Bu millet olma işini becerebilenler var beceremeyenler var. Koskoca ABD hangi millet? Bir ABD’linin milleti ne, Almanyalının, Fransızın, İngilizin milleti ne? Sonuç olarak Kürdü ile, Türkü ile, Ermenisi ile her birimiz ortalama ayda 30 bin dolar kazanan insanlar olsaydık yaşadığımız bu sıkıntıları yaşar mıydık? Bizim de havuzlu villalarımız olsaydı, bizim de altımızda son model arabalarımız olsaydı, biz de yazları Hawailere, Maldivlere, Kanarya Adalarına gidebilseydik bu kadar önemser miydik Ermeni olmayı, Türk olmayı, Kürt olmayı? İşin ekonomik yönünü bir kenara bırakalım. Gelelim son kaldığımız yere.
İmparatorluklar yıkıldı. Yerine ulus devletler kondu. Kitabın ilerleyen kısmında 79. sayfadan itibaren Osmanlının durumu özetleniyor ve aranan çareler yazılıyor. Müslümanlık sözleşmesinden Türklük sözleşmesine geçiş anlatılıyor. Benim orada da şerh düştüğüm yerler var ama şimdilik Giriş Bölümünü bitireyim.
Her ne kadar kendimi bir milleti üyesi gibi hissetmesem de bir milletin parçasıyım. Dünyada oluşan sistem şu an bu. Her ülkenin sınırları var, O sınırlar içinde yaşayanlara da bir ad takılmış. Haritadan bakıyorsun Çekya yazıyor, ne anlıyorsun bu harita sınırları içinde yaşayanlar kendisine ben Çekyalıyım diyor. Yada bakıyorsun Kazakistan yazıyor. Kazakistan'la ilgili en ufak fikrim yok. Nüfusu nedir, demografik yapısı nasıldır, etnik yapısı nedir haritadan bakınca oraya Kazakistan deniyor. Spor karşılaşmalarında falan bir Kazak sporcu görüyoruz, O Kazak acaba etnik olarak kendini ne hissediyor bilmiyoruz.

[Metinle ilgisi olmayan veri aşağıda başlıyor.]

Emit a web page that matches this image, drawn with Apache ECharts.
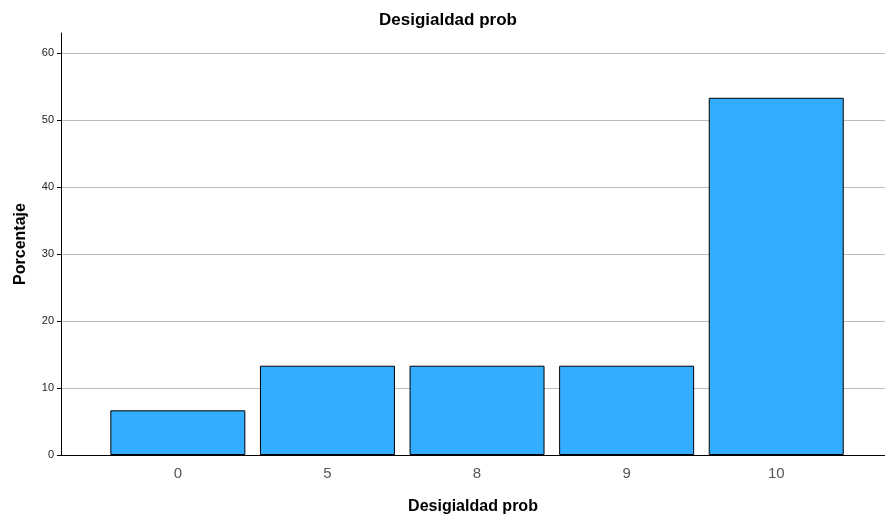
<!DOCTYPE html>
<html>
<head>
<meta charset="utf-8">
<script src="https://cdn.jsdelivr.net/npm/echarts@6/dist/echarts.min.js"></script>
<style>
html,body{margin:0;padding:0;background:#fff;}
#chart{width:885px;height:516px;}
</style>
</head>
<body>
<div id="chart"></div>
<script>
var categories = ['0', '5', '8', '9', '10'];
var percentages = [6.67, 13.33, 13.33, 13.33, 53.33];
var yTicks = [0, 10, 20, 30, 40, 50, 60];

var chart = echarts.init(document.getElementById('chart'), null, {renderer: 'canvas'});
var FONT = '"Liberation Sans", Arial, sans-serif';
chart.setOption({
  animation: false,
  backgroundColor: '#ffffff',
  title: {
    text: 'Desigialdad prob',
    left: 374,
    top: 7,
    textStyle: {fontFamily: FONT, fontSize: 17, fontWeight: 'bold', color: '#000'}
  },
  grid: {left: 61, right: 0, top: 33, bottom: 61, containLabel: false, outerBoundsMode: 'none'},
  xAxis: {
    type: 'value',
    min: -0.781,
    max: 4.727,
    name: 'Desigialdad prob',
    nameLocation: 'middle',
    nameGap: 44,
    nameTextStyle: {fontFamily: FONT, fontSize: 16, fontWeight: 'bold', color: '#000'},
    axisLine: {show: true, onZero: false, lineStyle: {color: '#000', width: 1}},
    axisTick: {show: false},
    splitLine: {show: false},
    axisLabel: {
      customValues: [0, 1, 2, 3, 4],
      formatter: function (v) { return categories[Math.round(v)]; },
      fontFamily: FONT, fontSize: 15, color: '#555', margin: 11
    }
  },
  yAxis: {
    type: 'value',
    min: 0,
    max: 63,
    interval: 10,
    name: 'Porcentaje',
    nameLocation: 'middle',
    nameGap: 32,
    nameRotate: 90,
    nameTextStyle: {fontFamily: FONT, fontSize: 16, fontWeight: 'bold', color: '#000'},
    axisLine: {show: true, onZero: false, lineStyle: {color: '#000', width: 1}},
    axisTick: {show: true, length: 4, lineStyle: {color: '#000'}, customValues: yTicks},
    axisLabel: {customValues: yTicks, fontFamily: FONT, fontSize: 11, color: '#222', margin: 7},
    splitLine: {show: true, showMaxLine: true, lineStyle: {color: '#bcbcbc', width: 1}}
  },
  series: [{
    type: 'bar',
    barWidth: 135,
    data: percentages.map(function (v, i) { return [i, v]; }),
    itemStyle: {color: '#33adff', borderColor: '#000', borderWidth: 1}
  }]
});
</script>
</body>
</html>
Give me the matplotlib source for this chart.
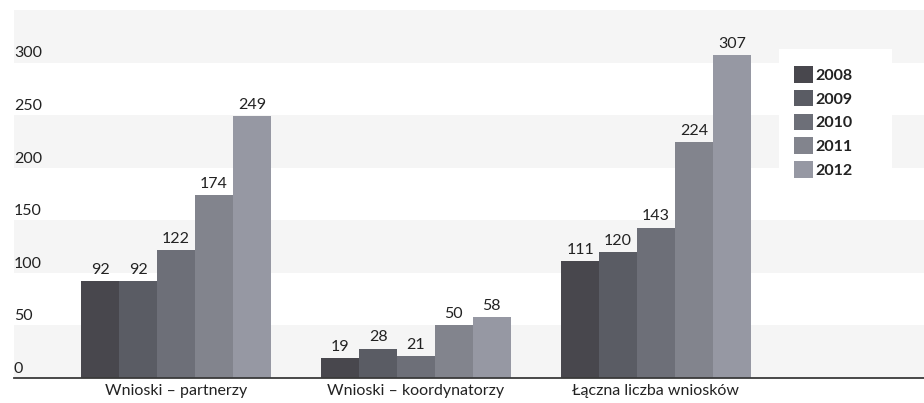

Spor karşılaşmaları ve özellikle takım sporlarında oynayan gençler çok ilgimi çekerdi. Bizim milli takımlarda mesela oyuncuların tipine bakardım. Bir başka ülkeden bir kişi bizim oyuncularımızı görünce ne düşünüyorlar acaba derdim. Ben gençken milli takımızın defansında Galatasaray'dan Semih, İsmail, Cüneyt oynarlardı. Bu adamlar nereliydi hiç bilmiyorum ama kumral, sarışın adamlardı. Sonra orta sahada Piç Arif, Uğur Tütüneker vardı birisi renkli gözlü yakışıklı diğeri koyu esmer. Derdim ki bu takıma bakan kişinin gözünde Türk deyince nasıl bir kişi vardı ve bizim milli takımımız bunu nasıl yansıtıyor.
Şimdi, bu kitabı okuyunca bizim milli takımımızda oynayan gençlerin Türk mü, Kürt mü, sünni mi, alevi mi olduğunu hiç umursamadığımı farkediyorum. Gerçi ben böyleyim diye herkes de böyledir herhalde diyecek kadar saf değilim ama insanların özellikle PKK dan sonra Kürtlere karşı öfke duyduklarını biliyorum. Çünkü ben de öfke duyuyorum.
Bunlarla ilgili düşüncelerimi kitabın o kısımlarına geldikçe yazacağım. Sen bir şeylerin farkında değilsin diye herkes de senin gibidir diye düşünmenin ne kadar yanlış olduğunu gösterdi bu kitap bana. Aslında Kürtlerle Türkler kardeştir deyip de alttan alta nasıl ayrımcılık yapıldığını da gördüm. Irkçı söylemlerin nasıl da kılcal damarlarımıza kadar girdiğini de. Asıl acı olan ise bize sunulanları sorgulamadan doğru diye kabul etmek. Önce bir tarafı tutmak ve o tarafın tek doğru taraf olduğunu düşünerek yaşamak. Yazık ediyoruz kendimize de çevremizdekilere de.
Türklük Sözleşmesini tek taraflı feshetsen ne olur?